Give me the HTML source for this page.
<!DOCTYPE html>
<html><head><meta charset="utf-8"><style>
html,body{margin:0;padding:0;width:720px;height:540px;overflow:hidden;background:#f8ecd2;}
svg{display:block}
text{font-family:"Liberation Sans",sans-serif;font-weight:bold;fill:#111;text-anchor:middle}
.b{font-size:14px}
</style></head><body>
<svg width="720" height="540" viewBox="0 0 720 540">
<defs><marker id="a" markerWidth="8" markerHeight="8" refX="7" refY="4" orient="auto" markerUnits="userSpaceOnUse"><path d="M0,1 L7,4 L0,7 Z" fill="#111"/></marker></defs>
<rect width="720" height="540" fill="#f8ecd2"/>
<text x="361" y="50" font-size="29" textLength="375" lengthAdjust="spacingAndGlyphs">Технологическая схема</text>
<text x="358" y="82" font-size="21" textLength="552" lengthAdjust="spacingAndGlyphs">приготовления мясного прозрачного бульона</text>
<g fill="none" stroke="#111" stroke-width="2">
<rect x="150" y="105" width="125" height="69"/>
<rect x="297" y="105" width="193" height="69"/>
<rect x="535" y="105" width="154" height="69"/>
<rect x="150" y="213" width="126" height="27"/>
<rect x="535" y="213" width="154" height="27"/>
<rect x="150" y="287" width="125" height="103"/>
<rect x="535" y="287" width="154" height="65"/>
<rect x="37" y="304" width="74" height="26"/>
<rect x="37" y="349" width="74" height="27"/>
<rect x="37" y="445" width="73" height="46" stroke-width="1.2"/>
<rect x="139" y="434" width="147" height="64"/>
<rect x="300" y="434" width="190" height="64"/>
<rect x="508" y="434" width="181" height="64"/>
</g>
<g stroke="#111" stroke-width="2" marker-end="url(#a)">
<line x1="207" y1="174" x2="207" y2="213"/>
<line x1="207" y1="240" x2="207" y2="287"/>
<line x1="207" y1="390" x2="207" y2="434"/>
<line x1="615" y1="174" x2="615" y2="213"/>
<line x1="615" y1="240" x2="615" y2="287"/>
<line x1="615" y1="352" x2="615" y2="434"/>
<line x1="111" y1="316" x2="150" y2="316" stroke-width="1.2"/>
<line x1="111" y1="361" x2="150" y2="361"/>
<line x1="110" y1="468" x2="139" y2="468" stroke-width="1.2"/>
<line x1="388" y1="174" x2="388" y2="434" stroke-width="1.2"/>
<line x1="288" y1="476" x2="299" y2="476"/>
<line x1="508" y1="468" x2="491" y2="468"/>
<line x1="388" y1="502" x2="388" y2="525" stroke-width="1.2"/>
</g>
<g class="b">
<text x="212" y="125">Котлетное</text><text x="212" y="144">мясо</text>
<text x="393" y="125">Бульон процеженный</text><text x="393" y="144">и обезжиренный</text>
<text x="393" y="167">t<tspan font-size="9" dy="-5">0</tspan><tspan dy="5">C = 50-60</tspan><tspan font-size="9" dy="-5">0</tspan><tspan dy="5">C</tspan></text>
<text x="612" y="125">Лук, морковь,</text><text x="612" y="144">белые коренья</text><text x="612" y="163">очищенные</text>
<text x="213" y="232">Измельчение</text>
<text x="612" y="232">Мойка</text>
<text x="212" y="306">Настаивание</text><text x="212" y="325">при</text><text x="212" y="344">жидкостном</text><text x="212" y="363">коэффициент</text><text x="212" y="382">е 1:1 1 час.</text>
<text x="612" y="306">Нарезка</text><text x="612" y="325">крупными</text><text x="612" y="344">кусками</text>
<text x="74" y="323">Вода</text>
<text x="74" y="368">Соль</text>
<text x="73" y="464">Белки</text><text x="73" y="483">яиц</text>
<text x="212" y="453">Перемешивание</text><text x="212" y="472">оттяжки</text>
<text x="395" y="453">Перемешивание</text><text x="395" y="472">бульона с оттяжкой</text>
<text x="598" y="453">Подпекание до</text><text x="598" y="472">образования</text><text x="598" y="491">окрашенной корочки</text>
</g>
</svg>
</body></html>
....
◆ To do
Reproduce the material verbatim, line by line.

◆ Response to this exercise
Give me the HTML source for this page.
<!DOCTYPE html>
<html><head><meta charset="utf-8"><style>
html,body{margin:0;padding:0;width:720px;height:540px;overflow:hidden;background:#f8ecd2;}
svg{display:block}
text{font-family:"Liberation Sans",sans-serif;font-weight:bold;fill:#111;text-anchor:middle}
.b{font-size:14px}
</style></head><body>
<svg width="720" height="540" viewBox="0 0 720 540">
<defs><marker id="a" markerWidth="8" markerHeight="8" refX="7" refY="4" orient="auto" markerUnits="userSpaceOnUse"><path d="M0,1 L7,4 L0,7 Z" fill="#111"/></marker></defs>
<rect width="720" height="540" fill="#f8ecd2"/>
<text x="361" y="50" font-size="29" textLength="375" lengthAdjust="spacingAndGlyphs">Технологическая схема</text>
<text x="358" y="82" font-size="21" textLength="552" lengthAdjust="spacingAndGlyphs">приготовления мясного прозрачного бульона</text>
<g fill="none" stroke="#111" stroke-width="2">
<rect x="150" y="105" width="125" height="69"/>
<rect x="297" y="105" width="193" height="69"/>
<rect x="535" y="105" width="154" height="69"/>
<rect x="150" y="213" width="126" height="27"/>
<rect x="535" y="213" width="154" height="27"/>
<rect x="150" y="287" width="125" height="103"/>
<rect x="535" y="287" width="154" height="65"/>
<rect x="37" y="304" width="74" height="26"/>
<rect x="37" y="349" width="74" height="27"/>
<rect x="37" y="445" width="73" height="46" stroke-width="1.2"/>
<rect x="139" y="434" width="147" height="64"/>
<rect x="300" y="434" width="190" height="64"/>
<rect x="508" y="434" width="181" height="64"/>
</g>
<g stroke="#111" stroke-width="2" marker-end="url(#a)">
<line x1="207" y1="174" x2="207" y2="213"/>
<line x1="207" y1="240" x2="207" y2="287"/>
<line x1="207" y1="390" x2="207" y2="434"/>
<line x1="615" y1="174" x2="615" y2="213"/>
<line x1="615" y1="240" x2="615" y2="287"/>
<line x1="615" y1="352" x2="615" y2="434"/>
<line x1="111" y1="316" x2="150" y2="316" stroke-width="1.2"/>
<line x1="111" y1="361" x2="150" y2="361"/>
<line x1="110" y1="468" x2="139" y2="468" stroke-width="1.2"/>
<line x1="388" y1="174" x2="388" y2="434" stroke-width="1.2"/>
<line x1="288" y1="476" x2="299" y2="476"/>
<line x1="508" y1="468" x2="491" y2="468"/>
<line x1="388" y1="502" x2="388" y2="525" stroke-width="1.2"/>
</g>
<g class="b">
<text x="212" y="125">Котлетное</text><text x="212" y="144">мясо</text>
<text x="393" y="125">Бульон процеженный</text><text x="393" y="144">и обезжиренный</text>
<text x="393" y="167">t<tspan font-size="9" dy="-5">0</tspan><tspan dy="5">C = 50-60</tspan><tspan font-size="9" dy="-5">0</tspan><tspan dy="5">C</tspan></text>
<text x="612" y="125">Лук, морковь,</text><text x="612" y="144">белые коренья</text><text x="612" y="163">очищенные</text>
<text x="213" y="232">Измельчение</text>
<text x="612" y="232">Мойка</text>
<text x="212" y="306">Настаивание</text><text x="212" y="325">при</text><text x="212" y="344">жидкостном</text><text x="212" y="363">коэффициент</text><text x="212" y="382">е 1:1 1 час.</text>
<text x="612" y="306">Нарезка</text><text x="612" y="325">крупными</text><text x="612" y="344">кусками</text>
<text x="74" y="323">Вода</text>
<text x="74" y="368">Соль</text>
<text x="73" y="464">Белки</text><text x="73" y="483">яиц</text>
<text x="212" y="453">Перемешивание</text><text x="212" y="472">оттяжки</text>
<text x="395" y="453">Перемешивание</text><text x="395" y="472">бульона с оттяжкой</text>
<text x="598" y="453">Подпекание до</text><text x="598" y="472">образования</text><text x="598" y="491">окрашенной корочки</text>
</g>
</svg>
</body></html>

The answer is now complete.